I see it in XB programs that use the BXB / VDPUtil routine.

So if you can not enter that line normally, or even delete it if it is there, how do you successfully get it there to begin with?

I am guessing this requires a few well-placed CALL LOAD's to the right locations, or is there some other way of tricking XB into letting you use that no-no number for your own use?

 

I found this in my email archives. It comes from Fredrick Ohrstrom, written July 30 2013. I have not tested the routine.
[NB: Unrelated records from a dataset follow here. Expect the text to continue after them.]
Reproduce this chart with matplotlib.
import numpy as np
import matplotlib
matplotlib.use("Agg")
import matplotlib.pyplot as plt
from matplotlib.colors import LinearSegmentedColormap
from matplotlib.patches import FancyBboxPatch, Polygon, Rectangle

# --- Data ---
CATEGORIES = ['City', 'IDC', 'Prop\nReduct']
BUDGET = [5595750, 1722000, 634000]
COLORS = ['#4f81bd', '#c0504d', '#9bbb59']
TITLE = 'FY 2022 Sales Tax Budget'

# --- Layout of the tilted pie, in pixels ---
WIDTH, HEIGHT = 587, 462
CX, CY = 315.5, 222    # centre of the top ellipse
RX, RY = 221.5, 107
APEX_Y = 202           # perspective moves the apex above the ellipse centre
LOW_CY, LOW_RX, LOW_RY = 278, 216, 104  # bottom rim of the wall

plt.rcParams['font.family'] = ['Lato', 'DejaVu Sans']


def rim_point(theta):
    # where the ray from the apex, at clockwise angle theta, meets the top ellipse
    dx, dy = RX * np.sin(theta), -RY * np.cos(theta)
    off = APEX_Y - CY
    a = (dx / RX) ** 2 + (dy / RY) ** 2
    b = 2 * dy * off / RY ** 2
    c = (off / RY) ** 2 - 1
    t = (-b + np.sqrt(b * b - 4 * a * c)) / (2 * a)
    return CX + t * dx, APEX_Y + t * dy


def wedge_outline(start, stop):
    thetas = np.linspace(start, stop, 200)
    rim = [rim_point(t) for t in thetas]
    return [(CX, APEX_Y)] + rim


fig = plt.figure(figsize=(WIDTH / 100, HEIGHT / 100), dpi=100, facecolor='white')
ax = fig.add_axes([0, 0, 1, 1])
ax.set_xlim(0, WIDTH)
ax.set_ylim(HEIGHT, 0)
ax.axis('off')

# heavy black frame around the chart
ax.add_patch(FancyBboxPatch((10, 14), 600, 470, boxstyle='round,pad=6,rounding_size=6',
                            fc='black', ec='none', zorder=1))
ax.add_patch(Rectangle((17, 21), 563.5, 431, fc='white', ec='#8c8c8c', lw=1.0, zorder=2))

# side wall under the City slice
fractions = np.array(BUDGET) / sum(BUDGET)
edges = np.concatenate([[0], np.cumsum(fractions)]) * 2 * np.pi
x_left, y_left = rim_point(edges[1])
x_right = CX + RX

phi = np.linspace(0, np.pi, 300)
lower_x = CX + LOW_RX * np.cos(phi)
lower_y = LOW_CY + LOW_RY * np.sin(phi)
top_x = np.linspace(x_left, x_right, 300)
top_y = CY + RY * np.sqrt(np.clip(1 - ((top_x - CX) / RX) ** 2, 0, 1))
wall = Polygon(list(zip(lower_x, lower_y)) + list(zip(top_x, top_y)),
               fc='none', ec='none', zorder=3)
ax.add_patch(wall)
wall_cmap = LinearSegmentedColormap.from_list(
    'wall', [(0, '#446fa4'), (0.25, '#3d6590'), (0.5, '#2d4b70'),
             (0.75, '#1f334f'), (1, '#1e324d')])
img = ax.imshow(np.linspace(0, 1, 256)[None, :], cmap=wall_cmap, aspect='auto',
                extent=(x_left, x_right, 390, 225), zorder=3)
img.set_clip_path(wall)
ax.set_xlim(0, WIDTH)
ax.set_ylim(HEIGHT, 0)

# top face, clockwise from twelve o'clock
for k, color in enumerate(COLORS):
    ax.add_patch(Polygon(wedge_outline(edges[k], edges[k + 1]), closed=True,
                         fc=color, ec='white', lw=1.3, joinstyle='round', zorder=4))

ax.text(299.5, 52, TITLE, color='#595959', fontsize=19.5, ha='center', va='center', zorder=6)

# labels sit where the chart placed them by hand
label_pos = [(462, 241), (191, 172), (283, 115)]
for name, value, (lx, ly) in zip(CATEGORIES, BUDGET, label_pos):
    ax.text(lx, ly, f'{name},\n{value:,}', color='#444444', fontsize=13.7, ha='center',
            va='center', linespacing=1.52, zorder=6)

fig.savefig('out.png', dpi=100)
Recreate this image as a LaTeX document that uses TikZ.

Be sure to do a CALL INIT at the command prompt - only need to do this once.

----------------------------------------------------

 

The program can be simplified for this particular problem.

Enter this program and run it (and do not forget to do "CALL INIT" first to be able to do loads.)

1 REM

110 CALL PEEK(-31950,SL1,SL2)

120 SL=SL1*256+SL2-65539

130 CALL LOAD(SL,0,0)

Now line number 1 has changed into 0.

Change 130 into "CALL LOAD(SL,0,1)"

runt the program again, and line number 0 has changed into 1.

It works by fetching the address of the last byte of the line number table (Peek at 0x8332 = -31950) then convert the first two bytes into an address in decimal notation, and subtract 3 bytes to get the last chunk of four bytes in the line number table.

The first two bytes of the chunk are the line number (we are overwriting those) the second two bytes is the address of the actual line data (we do not change that....)

Oh, and the line number table is sorted in decreasing order, which means that the last entry is the first line in the basic program.

If you mess with the numbers of other lines, the basic interpreter can get very confused.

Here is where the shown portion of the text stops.